What are the best low volume drum heads? A good set of low volume drum heads can reduce your drum kit volume by up to 80%. Here’s our top recommendations with our reasons why we like them.
Remo Silentstroke Low Volume Drum Heads
Remo Silentstroke drum heads are always a good option. They have been around long enough to garner a good reputation, and Remo is a quality brand. They are a simple design with a simple goal – to reduce the volume of your drums as much as possible while retaining a good feel during play.
They are made from a single ply mesh and they are going to provide some of the most extreme amounts of volume reduction. They don’t have any extra bells and whistles in their design like some other low volume heads do. They don’t really have much of a tone since they are so quiet. Silentstroke heads rely more on the resonant heads on the bottom of your drums to create tone, if any at all.
These heads can also be a good option for drummers converting acoustic to electronic drums. Their no-frills design helps them work well with most types of aftermarket electronic drum sensors.
Silenstroke heads also come in a wide range of size options, unlike some other low volume drum heads. If you have a kit that has some non-standard drum sizes, there is more likely of a chance that you’ll be able to find a Silentstroke head to fit.
Evans dB One Low Volume Drum Heads
Evans is becoming well known for their low volume drumming options with both cymbals and drum heads. Their dB One drum heads are designed to reduce volume by up to 80% while also retaining a little bit of attack and tone in their sound profile.
These drum heads are made from a single ply mesh. They also have a patch in the center of the head along with a ring of foam underneath the head. The patch helps to add a little bit of attack to the sound as well as a little bit of resonance. The foam ring helps to dampen any strong resonance to keep the heads more on the quiet side. It’s a good combination of features and the design works well to bring in a little bit of tone without being overpowering.
Drummers who like to use low volume drum heads for live situations tend to gravitate towards heads like these. They are quiet, but still have enough tone to work for performances, especially the tom and kick drum heads.
These heads come in a fairly wide range of sizes, so if the Rock Pack doesn’t fit your drums you can mix and match head sizes to get what you need.

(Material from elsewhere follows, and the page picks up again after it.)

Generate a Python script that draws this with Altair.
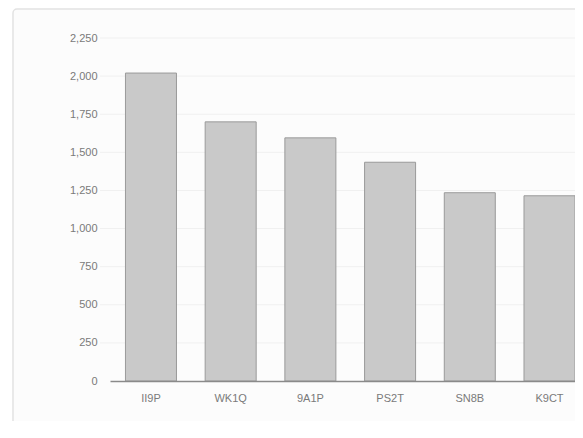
import altair as alt
import pandas as pd

callsigns = ["II9P", "WK1Q", "9A1P", "PS2T", "SN8B", "K9CT"]
qsos = [2020, 1700, 1595, 1435, 1235, 1215]
y_ticks = [0, 250, 500, 750, 1000, 1250, 1500, 1750, 2000, 2250]

df = pd.DataFrame({"call": callsigns, "qsos": qsos})
grid_df = pd.DataFrame({"tick": y_ticks[1:]})

W, H = 465, 343

frame = alt.Chart(pd.DataFrame({"a": [0]})).mark_rect(
    fill="#fcfcfc", stroke="#e2e2e2", strokeWidth=1.5, cornerRadius=4, clip=False
).encode(
    x=alt.value(-97), x2=alt.value(480), y=alt.value(-29), y2=alt.value(395)
)

yscale = alt.Scale(domain=[0, 2250], nice=False)
yaxis = alt.Axis(values=y_ticks, labelExpr="format(datum.value, ',')",
                 ticks=False, domain=False,
                 grid=False, labelPadding=13, labelFontSize=11,
                 labelColor="#7a7a7a", labelFont="Liberation Sans", zindex=1)

grid = alt.Chart(grid_df).mark_rule(color="#f0f0f0", strokeWidth=1).encode(
    y=alt.Y("tick:Q", scale=yscale, axis=yaxis, title=None),
    x=alt.value(-10), x2=alt.value(W + 20),
)

bars = alt.Chart(df).mark_bar(
    fill="#c9c9c9", stroke="#9a9a9a", strokeWidth=1
).encode(
    x=alt.X("call:N", sort=callsigns, title=None,
            scale=alt.Scale(paddingInner=0.36, paddingOuter=0.097, align=1),
            axis=alt.Axis(labelAngle=0, ticks=False, domainColor="#8a8a8a",
                          domainWidth=1.5, labelPadding=11, labelFontSize=11,
                          labelColor="#7a7a7a", labelFont="Liberation Sans",
                          zindex=1)),
    y=alt.Y("qsos:Q", title=None, scale=yscale, axis=yaxis),
)

chart = alt.layer(frame, grid, bars).properties(
    width=W, height=H,
    autosize=alt.AutoSizeParams(type="none"),
    padding={"left": 102, "top": 30, "right": 0, "bottom": 40},
    background="white",
).configure_view(stroke=None)

chart.save("out.html", embed_options={"renderer": "svg", "actions": False})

These are a little more on the expensive end of the low volume drum head spectrum, but they are well worth the price. They also are available in bundles with Evans dB One low volume cymbals.
RTOM LV Low Volume Drum Heads
If you need to lower the volume of your drum kit, but you’re not exactly looking for the most extreme volume reduction, the RTOM LV drum heads are well worth a look. RTOM designs these heads to be quiet but not silent.
RTOM makes these drum heads with a heavier single ply mesh. They add a decently sized patch to the center of the head to help add some attack and resonance to their sound. They are little bit louder than the Silentstroke and dB One heads due to their design, and it’s intentional. These heads have a little bit more resonance than those other two options, and it’s especially noticeable in the toms.
These heads are great for drummers who think that heads like the Silentstrokes are little too quiet. They play as well as any other mesh head I’ve tried, and the patch helps to give them a little bit more tone and attack, which I like.
These are a good option for practicing, giving lessons or even for low volume performances. They aren’t very expensive either and a pack that contains 10, 12, 14, 16 and 22 inch heads costs about a hundred bucks. RTOM does sell individual heads as well, but they’re not as easy to find as the packs are. The range of size options are also more narrow than the Remo and Evans options. I’ve only seen these available in the packs with the standard rock drum sizes.
Why Use Low Volume Drum Heads?
Drummers turn to low volume drum heads when they find that their traditional drum heads and cymbals are just too loud for their playing situation. There is no volume knob on acoustic drums, so you end up having to use different equipment to reduce volume.
Low volume drum heads are great for a few reasons.
First, they can work well for drummers who practice at home and who don’t want to bother their family or housemates with so much noise. This can include everybody from kids who are starting out and practicing at home all the way to more experienced drummers.
Second, they can work well for drummers who give lessons and want to be able to talk over the drums while showing students how to play. Using low volume drum heads don’t negatively affect technique so that’s why they can be useful for learning and teaching.
Third, they can work for certain low volume live playing situations. If you’re finding that traditional drum heads are just too loud for the performances you do, low volume drum heads could be worth a look.